**Material provided:**
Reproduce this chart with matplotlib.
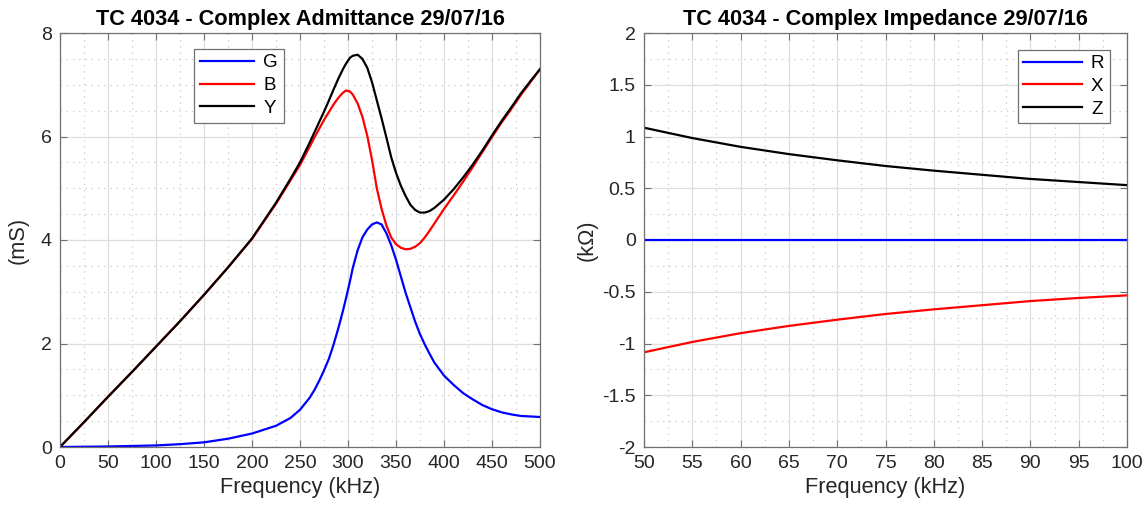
import matplotlib
matplotlib.use('Agg')

import matplotlib.pyplot as plt
from matplotlib.ticker import MultipleLocator

plt.rcParams['font.family'] = ['Liberation Sans', 'DejaVu Sans']
plt.rcParams['axes.unicode_minus'] = False

# ---------------- ADMITTANCE DATA (kHz, mS) ----------------
freq_adm = [0, 25, 50, 75, 100, 125, 150, 175, 200, 225, 240, 250, 260, 265, 270,
            275, 280, 285, 290, 295, 298, 302, 305, 310, 315, 320, 325, 330, 335,
            340, 345, 350, 355, 360, 365, 370, 375, 380, 385, 390, 400, 410, 420,
            430, 440, 450, 460, 470, 480, 490, 500]
G = [0, 0.005, 0.01, 0.02, 0.03, 0.055, 0.09, 0.16, 0.26, 0.41, 0.56, 0.72, 0.95,
     1.1, 1.28, 1.48, 1.7, 1.98, 2.3, 2.65, 2.88, 3.2, 3.46, 3.8, 4.05, 4.2, 4.3,
     4.34, 4.3, 4.13, 3.9, 3.62, 3.3, 2.98, 2.7, 2.42, 2.18, 1.98, 1.8, 1.63,
     1.38, 1.2, 1.04, 0.92, 0.81, 0.73, 0.67, 0.63, 0.6, 0.59, 0.58]
B = [0, 0.48, 0.97, 1.45, 1.94, 2.43, 2.94, 3.47, 4.02, 4.7, 5.15, 5.45, 5.8,
     5.98, 6.15, 6.32, 6.47, 6.62, 6.75, 6.85, 6.89, 6.87, 6.81, 6.64, 6.38, 6.02,
     5.55, 5.0, 4.6, 4.28, 4.05, 3.92, 3.85, 3.82, 3.83, 3.87, 3.94, 4.05, 4.18,
     4.32, 4.6, 4.86, 5.13, 5.41, 5.7, 5.99, 6.27, 6.53, 6.8, 7.05, 7.3]
Y = [0, 0.48, 0.97, 1.45, 1.94, 2.43, 2.94, 3.47, 4.03, 4.72, 5.18, 5.5, 5.88,
     6.08, 6.28, 6.48, 6.69, 6.91, 7.12, 7.31, 7.41, 7.52, 7.56, 7.58, 7.5, 7.33,
     7.05, 6.7, 6.35, 5.98, 5.6, 5.3, 5.05, 4.85, 4.68, 4.58, 4.53, 4.53, 4.56,
     4.62, 4.78, 4.98, 5.21, 5.46, 5.73, 6.02, 6.3, 6.56, 6.83, 7.07, 7.3]

# ---------------- IMPEDANCE DATA (kHz, kOhm) ----------------
freq_imp = [50, 55, 60, 65, 70, 75, 80, 85, 90, 95, 100]
R = [0, 0, 0, 0, 0, 0, 0, 0, 0, 0, 0]
X = [-1.085, -0.985, -0.9, -0.83, -0.77, -0.715, -0.67, -0.63, -0.59, -0.56, -0.535]
Z = [1.085, 0.985, 0.9, 0.83, 0.77, 0.715, 0.67, 0.63, 0.59, 0.56, 0.53]

TEXT = '#262626'
FRAME = '#707070'


def style_axes(ax, xmaj, xmin, ymaj, ymin):
    ax.xaxis.set_major_locator(MultipleLocator(xmaj))
    ax.xaxis.set_minor_locator(MultipleLocator(xmin))
    ax.yaxis.set_major_locator(MultipleLocator(ymaj))
    ax.yaxis.set_minor_locator(MultipleLocator(ymin))
    ax.grid(which='major', color='#dedede', linestyle='-', linewidth=0.9)
    ax.grid(which='minor', color='#c8c8c8', linestyle=(0, (1, 4)), linewidth=0.9)
    ax.set_axisbelow(True)
    ax.tick_params(which='major', direction='in', length=5, width=0.8,
                   top=True, right=True, labelsize=14, colors=FRAME,
                   labelcolor=TEXT, pad=6)
    ax.tick_params(which='minor', length=0)
    for s in ax.spines.values():
        s.set_color(FRAME)
        s.set_linewidth(0.9)


fig = plt.figure(figsize=(11.47, 5.13), dpi=100)

# ---------------- ADMITTANCE ----------------
ax1 = fig.add_axes([60 / 1147, 66 / 513, 480 / 1147, 414 / 513])
ax1.plot(freq_adm, G, color='#0000ff', lw=1.6, label='G')
ax1.plot(freq_adm, B, color='#ff0000', lw=1.6, label='B')
ax1.plot(freq_adm, Y, color='#000000', lw=1.6, label='Y')
ax1.set_xlim(0, 500)
ax1.set_ylim(0, 8)
style_axes(ax1, 50, 25, 2, 0.5)
ax1.set_title('TC 4034 - Complex Admittance 29/07/16', fontsize=15.7,
              fontweight='bold', color='black', pad=6)
ax1.set_xlabel('Frequency (kHz)', fontsize=15.7, color=TEXT, labelpad=3)
ax1.set_ylabel('(mS)', fontsize=15.7, color=TEXT, labelpad=9)
leg1 = ax1.legend(loc='upper left', bbox_to_anchor=(0.279, 0.962), fontsize=13.5,
                  handlelength=2.9, handletextpad=0.5, borderpad=0.3,
                  labelspacing=0.3, fancybox=False, framealpha=1,
                  edgecolor=FRAME, borderaxespad=0)
leg1.get_frame().set_linewidth(0.9)

# ---------------- IMPEDANCE ----------------
ax2 = fig.add_axes([644 / 1147, 66 / 513, 483 / 1147, 414 / 513])
ax2.plot(freq_imp, R, color='#0000ff', lw=1.6, label='R')
ax2.plot(freq_imp, X, color='#ff0000', lw=1.6, label='X')
ax2.plot(freq_imp, Z, color='#000000', lw=1.6, label='Z')
ax2.set_xlim(50, 100)
ax2.set_ylim(-2, 2)
style_axes(ax2, 5, 2.5, 0.5, 0.25)
ax2.yaxis.set_major_formatter(plt.FuncFormatter(lambda v, p: ('%g' % v)))
ax2.set_title('TC 4034 - Complex Impedance 29/07/16', fontsize=15.7,
              fontweight='bold', color='black', pad=6)
ax2.set_xlabel('Frequency (kHz)', fontsize=15.7, color=TEXT, labelpad=3)
ax2.set_ylabel('(k\u03a9)', fontsize=15.7, color=TEXT, labelpad=3)
leg2 = ax2.legend(loc='upper right', bbox_to_anchor=(0.965, 0.96), fontsize=13.5,
                  handlelength=3.1, handletextpad=0.5, borderpad=0.3,
                  labelspacing=0.3, fancybox=False, framealpha=1,
                  edgecolor=FRAME, borderaxespad=0)
leg2.get_frame().set_linewidth(0.9)

fig.savefig('out.png', dpi=100, facecolor='white')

**Written problem:** Would you return the data exactly as written, without the pictures?

**Result for this task:**
Reproduce this chart with matplotlib.
import matplotlib
matplotlib.use('Agg')

import matplotlib.pyplot as plt
from matplotlib.ticker import MultipleLocator

plt.rcParams['font.family'] = ['Liberation Sans', 'DejaVu Sans']
plt.rcParams['axes.unicode_minus'] = False

# ---------------- ADMITTANCE DATA (kHz, mS) ----------------
freq_adm = [0, 25, 50, 75, 100, 125, 150, 175, 200, 225, 240, 250, 260, 265, 270,
            275, 280, 285, 290, 295, 298, 302, 305, 310, 315, 320, 325, 330, 335,
            340, 345, 350, 355, 360, 365, 370, 375, 380, 385, 390, 400, 410, 420,
            430, 440, 450, 460, 470, 480, 490, 500]
G = [0, 0.005, 0.01, 0.02, 0.03, 0.055, 0.09, 0.16, 0.26, 0.41, 0.56, 0.72, 0.95,
     1.1, 1.28, 1.48, 1.7, 1.98, 2.3, 2.65, 2.88, 3.2, 3.46, 3.8, 4.05, 4.2, 4.3,
     4.34, 4.3, 4.13, 3.9, 3.62, 3.3, 2.98, 2.7, 2.42, 2.18, 1.98, 1.8, 1.63,
     1.38, 1.2, 1.04, 0.92, 0.81, 0.73, 0.67, 0.63, 0.6, 0.59, 0.58]
B = [0, 0.48, 0.97, 1.45, 1.94, 2.43, 2.94, 3.47, 4.02, 4.7, 5.15, 5.45, 5.8,
     5.98, 6.15, 6.32, 6.47, 6.62, 6.75, 6.85, 6.89, 6.87, 6.81, 6.64, 6.38, 6.02,
     5.55, 5.0, 4.6, 4.28, 4.05, 3.92, 3.85, 3.82, 3.83, 3.87, 3.94, 4.05, 4.18,
     4.32, 4.6, 4.86, 5.13, 5.41, 5.7, 5.99, 6.27, 6.53, 6.8, 7.05, 7.3]
Y = [0, 0.48, 0.97, 1.45, 1.94, 2.43, 2.94, 3.47, 4.03, 4.72, 5.18, 5.5, 5.88,
     6.08, 6.28, 6.48, 6.69, 6.91, 7.12, 7.31, 7.41, 7.52, 7.56, 7.58, 7.5, 7.33,
     7.05, 6.7, 6.35, 5.98, 5.6, 5.3, 5.05, 4.85, 4.68, 4.58, 4.53, 4.53, 4.56,
     4.62, 4.78, 4.98, 5.21, 5.46, 5.73, 6.02, 6.3, 6.56, 6.83, 7.07, 7.3]

# ---------------- IMPEDANCE DATA (kHz, kOhm) ----------------
freq_imp = [50, 55, 60, 65, 70, 75, 80, 85, 90, 95, 100]
R = [0, 0, 0, 0, 0, 0, 0, 0, 0, 0, 0]
X = [-1.085, -0.985, -0.9, -0.83, -0.77, -0.715, -0.67, -0.63, -0.59, -0.56, -0.535]
Z = [1.085, 0.985, 0.9, 0.83, 0.77, 0.715, 0.67, 0.63, 0.59, 0.56, 0.53]

TEXT = '#262626'
FRAME = '#707070'


def style_axes(ax, xmaj, xmin, ymaj, ymin):
    ax.xaxis.set_major_locator(MultipleLocator(xmaj))
    ax.xaxis.set_minor_locator(MultipleLocator(xmin))
    ax.yaxis.set_major_locator(MultipleLocator(ymaj))
    ax.yaxis.set_minor_locator(MultipleLocator(ymin))
    ax.grid(which='major', color='#dedede', linestyle='-', linewidth=0.9)
    ax.grid(which='minor', color='#c8c8c8', linestyle=(0, (1, 4)), linewidth=0.9)
    ax.set_axisbelow(True)
    ax.tick_params(which='major', direction='in', length=5, width=0.8,
                   top=True, right=True, labelsize=14, colors=FRAME,
                   labelcolor=TEXT, pad=6)
    ax.tick_params(which='minor', length=0)
    for s in ax.spines.values():
        s.set_color(FRAME)
        s.set_linewidth(0.9)


fig = plt.figure(figsize=(11.47, 5.13), dpi=100)

# ---------------- ADMITTANCE ----------------
ax1 = fig.add_axes([60 / 1147, 66 / 513, 480 / 1147, 414 / 513])
ax1.plot(freq_adm, G, color='#0000ff', lw=1.6, label='G')
ax1.plot(freq_adm, B, color='#ff0000', lw=1.6, label='B')
ax1.plot(freq_adm, Y, color='#000000', lw=1.6, label='Y')
ax1.set_xlim(0, 500)
ax1.set_ylim(0, 8)
style_axes(ax1, 50, 25, 2, 0.5)
ax1.set_title('TC 4034 - Complex Admittance 29/07/16', fontsize=15.7,
              fontweight='bold', color='black', pad=6)
ax1.set_xlabel('Frequency (kHz)', fontsize=15.7, color=TEXT, labelpad=3)
ax1.set_ylabel('(mS)', fontsize=15.7, color=TEXT, labelpad=9)
leg1 = ax1.legend(loc='upper left', bbox_to_anchor=(0.279, 0.962), fontsize=13.5,
                  handlelength=2.9, handletextpad=0.5, borderpad=0.3,
                  labelspacing=0.3, fancybox=False, framealpha=1,
                  edgecolor=FRAME, borderaxespad=0)
leg1.get_frame().set_linewidth(0.9)

# ---------------- IMPEDANCE ----------------
ax2 = fig.add_axes([644 / 1147, 66 / 513, 483 / 1147, 414 / 513])
ax2.plot(freq_imp, R, color='#0000ff', lw=1.6, label='R')
ax2.plot(freq_imp, X, color='#ff0000', lw=1.6, label='X')
ax2.plot(freq_imp, Z, color='#000000', lw=1.6, label='Z')
ax2.set_xlim(50, 100)
ax2.set_ylim(-2, 2)
style_axes(ax2, 5, 2.5, 0.5, 0.25)
ax2.yaxis.set_major_formatter(plt.FuncFormatter(lambda v, p: ('%g' % v)))
ax2.set_title('TC 4034 - Complex Impedance 29/07/16', fontsize=15.7,
              fontweight='bold', color='black', pad=6)
ax2.set_xlabel('Frequency (kHz)', fontsize=15.7, color=TEXT, labelpad=3)
ax2.set_ylabel('(k\u03a9)', fontsize=15.7, color=TEXT, labelpad=3)
leg2 = ax2.legend(loc='upper right', bbox_to_anchor=(0.965, 0.96), fontsize=13.5,
                  handlelength=3.1, handletextpad=0.5, borderpad=0.3,
                  labelspacing=0.3, fancybox=False, framealpha=1,
                  edgecolor=FRAME, borderaxespad=0)
leg2.get_frame().set_linewidth(0.9)

fig.savefig('out.png', dpi=100, facecolor='white')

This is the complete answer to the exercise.